[Entries with chart source code]
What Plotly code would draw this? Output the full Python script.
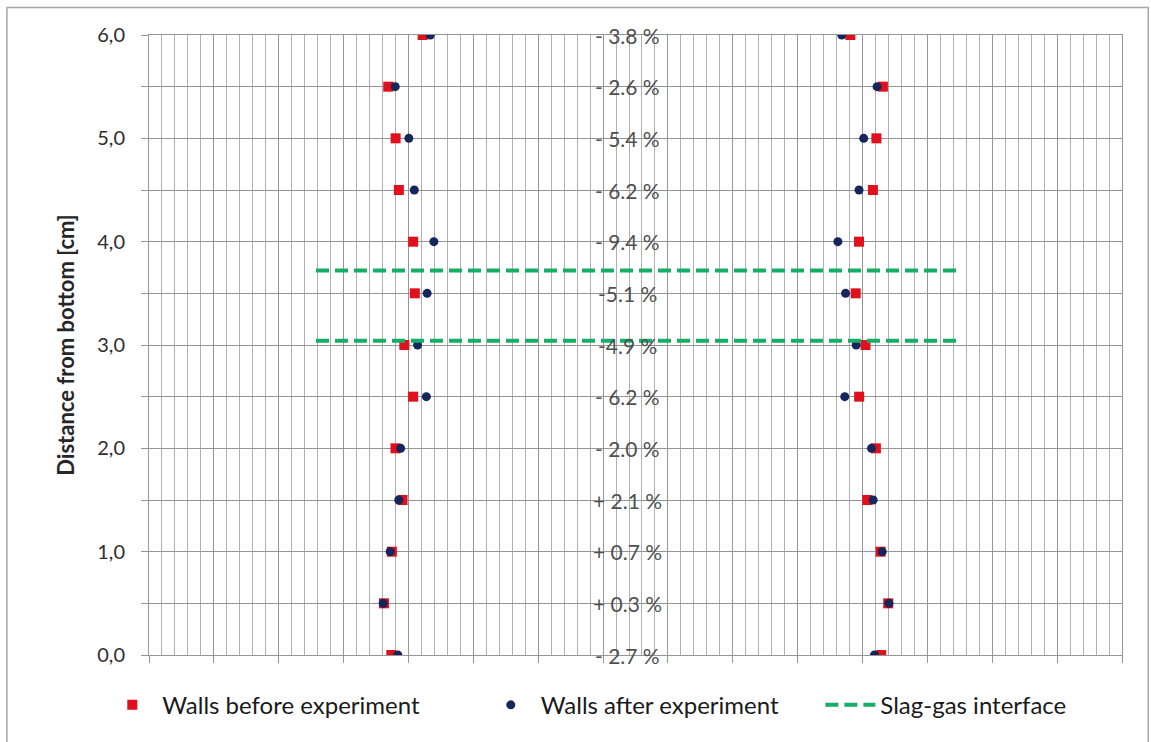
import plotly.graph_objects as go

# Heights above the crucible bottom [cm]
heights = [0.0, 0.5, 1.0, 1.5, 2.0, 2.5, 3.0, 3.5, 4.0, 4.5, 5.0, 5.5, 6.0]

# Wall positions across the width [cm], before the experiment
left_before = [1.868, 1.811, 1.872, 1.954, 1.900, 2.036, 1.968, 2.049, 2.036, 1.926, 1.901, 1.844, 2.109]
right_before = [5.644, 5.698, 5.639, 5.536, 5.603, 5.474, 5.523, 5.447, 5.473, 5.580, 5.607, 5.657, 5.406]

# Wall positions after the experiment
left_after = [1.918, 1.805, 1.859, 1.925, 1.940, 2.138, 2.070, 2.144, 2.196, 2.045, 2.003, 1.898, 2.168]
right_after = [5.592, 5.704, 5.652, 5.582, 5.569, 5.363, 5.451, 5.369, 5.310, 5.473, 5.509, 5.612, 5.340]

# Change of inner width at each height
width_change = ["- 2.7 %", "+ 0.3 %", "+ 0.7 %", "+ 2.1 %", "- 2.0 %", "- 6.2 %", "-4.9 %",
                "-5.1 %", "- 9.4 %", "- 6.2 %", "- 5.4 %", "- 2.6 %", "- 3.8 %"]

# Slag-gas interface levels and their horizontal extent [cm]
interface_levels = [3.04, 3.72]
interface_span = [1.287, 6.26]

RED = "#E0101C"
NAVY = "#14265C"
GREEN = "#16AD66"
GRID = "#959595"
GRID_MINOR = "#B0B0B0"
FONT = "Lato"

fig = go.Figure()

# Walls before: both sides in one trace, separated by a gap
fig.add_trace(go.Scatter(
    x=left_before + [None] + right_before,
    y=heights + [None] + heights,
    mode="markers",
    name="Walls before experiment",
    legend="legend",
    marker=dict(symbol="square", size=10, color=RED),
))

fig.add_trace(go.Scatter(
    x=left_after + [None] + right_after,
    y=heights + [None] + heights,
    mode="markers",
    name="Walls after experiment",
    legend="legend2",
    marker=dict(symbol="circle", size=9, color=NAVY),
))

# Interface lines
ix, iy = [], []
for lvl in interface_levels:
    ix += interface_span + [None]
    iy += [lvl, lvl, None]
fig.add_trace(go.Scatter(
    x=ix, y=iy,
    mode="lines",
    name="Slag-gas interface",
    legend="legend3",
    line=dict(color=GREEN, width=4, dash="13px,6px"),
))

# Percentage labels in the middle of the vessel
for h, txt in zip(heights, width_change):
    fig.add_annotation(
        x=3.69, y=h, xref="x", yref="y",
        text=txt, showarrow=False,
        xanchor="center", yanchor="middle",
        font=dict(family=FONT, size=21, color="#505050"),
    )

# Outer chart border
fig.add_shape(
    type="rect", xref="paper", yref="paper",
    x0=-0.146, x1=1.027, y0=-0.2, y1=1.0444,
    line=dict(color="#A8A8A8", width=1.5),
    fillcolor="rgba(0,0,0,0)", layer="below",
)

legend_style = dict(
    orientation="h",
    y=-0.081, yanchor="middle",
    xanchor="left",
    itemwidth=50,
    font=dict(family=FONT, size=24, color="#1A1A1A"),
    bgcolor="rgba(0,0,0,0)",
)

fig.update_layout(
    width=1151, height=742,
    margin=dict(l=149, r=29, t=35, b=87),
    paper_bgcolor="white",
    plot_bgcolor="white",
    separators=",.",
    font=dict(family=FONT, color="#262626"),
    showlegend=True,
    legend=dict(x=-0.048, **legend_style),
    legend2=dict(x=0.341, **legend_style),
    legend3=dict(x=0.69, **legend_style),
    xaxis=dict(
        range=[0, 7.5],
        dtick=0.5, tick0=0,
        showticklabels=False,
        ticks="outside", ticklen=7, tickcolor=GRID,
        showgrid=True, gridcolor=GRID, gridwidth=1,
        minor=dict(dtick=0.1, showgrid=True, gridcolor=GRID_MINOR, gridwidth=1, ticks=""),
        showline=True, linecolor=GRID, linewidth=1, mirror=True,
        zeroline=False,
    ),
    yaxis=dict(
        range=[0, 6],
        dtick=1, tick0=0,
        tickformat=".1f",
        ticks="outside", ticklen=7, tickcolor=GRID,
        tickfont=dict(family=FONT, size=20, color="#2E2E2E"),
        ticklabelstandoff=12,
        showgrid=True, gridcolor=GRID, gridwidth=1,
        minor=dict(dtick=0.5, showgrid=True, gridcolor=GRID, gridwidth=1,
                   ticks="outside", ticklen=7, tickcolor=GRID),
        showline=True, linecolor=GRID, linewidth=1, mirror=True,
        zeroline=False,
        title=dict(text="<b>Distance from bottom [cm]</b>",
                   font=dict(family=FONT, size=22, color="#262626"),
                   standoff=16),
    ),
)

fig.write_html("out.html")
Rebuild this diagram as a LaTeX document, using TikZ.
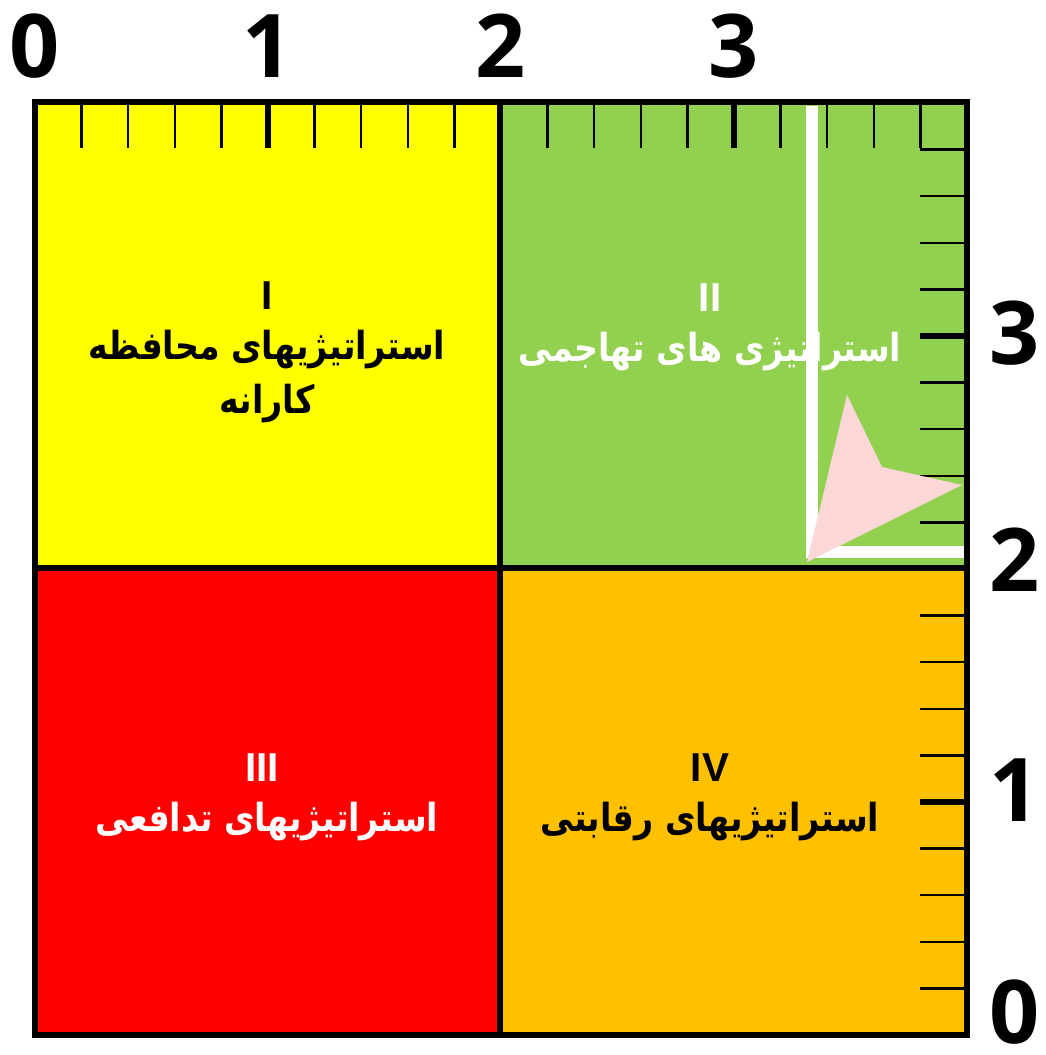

* WHAT IS BEING ASKED
Leave out the pictures, then repeat the listing above exactly from its first line to the line with "5.0, 5.5, 6.0]", inclusive.

* OUTPUT BELOW
What Plotly code would draw this? Output the full Python script.
import plotly.graph_objects as go

# Heights above the crucible bottom [cm]
heights = [0.0, 0.5, 1.0, 1.5, 2.0, 2.5, 3.0, 3.5, 4.0, 4.5, 5.0, 5.5, 6.0]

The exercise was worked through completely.